Advanced items: If possible have a small sample of the green beans, roasted beans, and ground coffee available for tasters to see, smell and touch during the cupping. Learn more about Kauai Coffee and what it takes to produce coffee from seed to cup.
To begin your cupping, brew a small amount of the coffee(s) you are tasting right in the cups or bowls you will be sipping from. The ideal ratio of coarsely ground coffee to water is approximately 8 grams of coffee to 150 mL of water. Do not use a filter or French press; just pour the water directly over the grounds in the cup. This brewing method is called immersion brewing and is the best method for cupping because it allows for more of the natural oils in the coffee to be tasted. Once you have poured the water directly over the grounds, allow the coffee to steep undisturbed for 3 – 5 minutes.
SIPS ‘N’ SLURPS
Once your coffee has steeped, and the coffee grounds have formed a crust at the surface of the brew it is time for the tasting to begin. Get close to the coffee and break the crust with your spoon and take in the aroma of the coffee that is released. Gently disturb the grounds again with the back of your spoon and allow them to settle on the bottom of the cup. Do you notice any change in the aroma as you move the spoon?

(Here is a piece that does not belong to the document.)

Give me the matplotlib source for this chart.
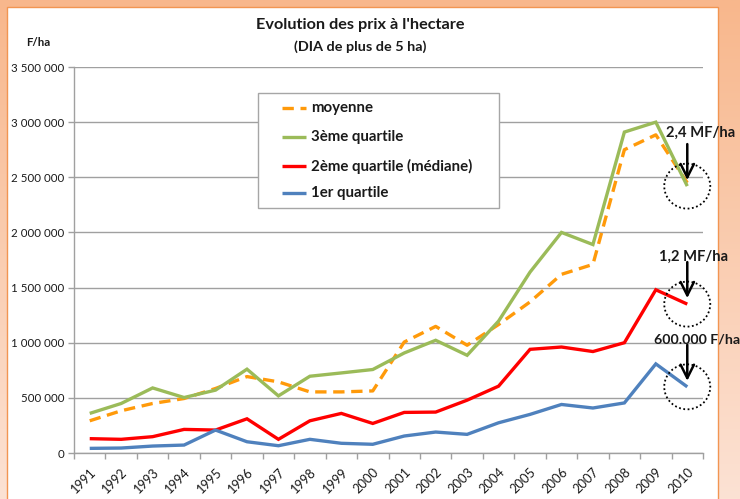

Once most of the coffee grounds have settled at the bottom of the cup skim any remaining grounds from the top. Now the enjoyable part begins. Take your spoon, fill it with coffee, and sip or slurp it forcefully so that it coats most of your mouth and tongue at the same time. If you’re tasting several coffees at once, you may want to discard the coffee after tasting instead of ingesting it to moderate your intake of caffeine.
WHAT DO YOU TASTE?
Once you have tasted your coffee focus on the experience and take notes. What aromas do you smell? Was it fruity or floral? How about acidity or sweetness? Do you taste anything familiar like chocolate? Is it tangy or sharp? Are the flavors balanced? How about the body of the brew? Is it vibrant, smooth or something else? How does it compare to the other coffee(s) in your line up? With these few tips, you’ll start to uncover the complex flavors offered in your morning cup.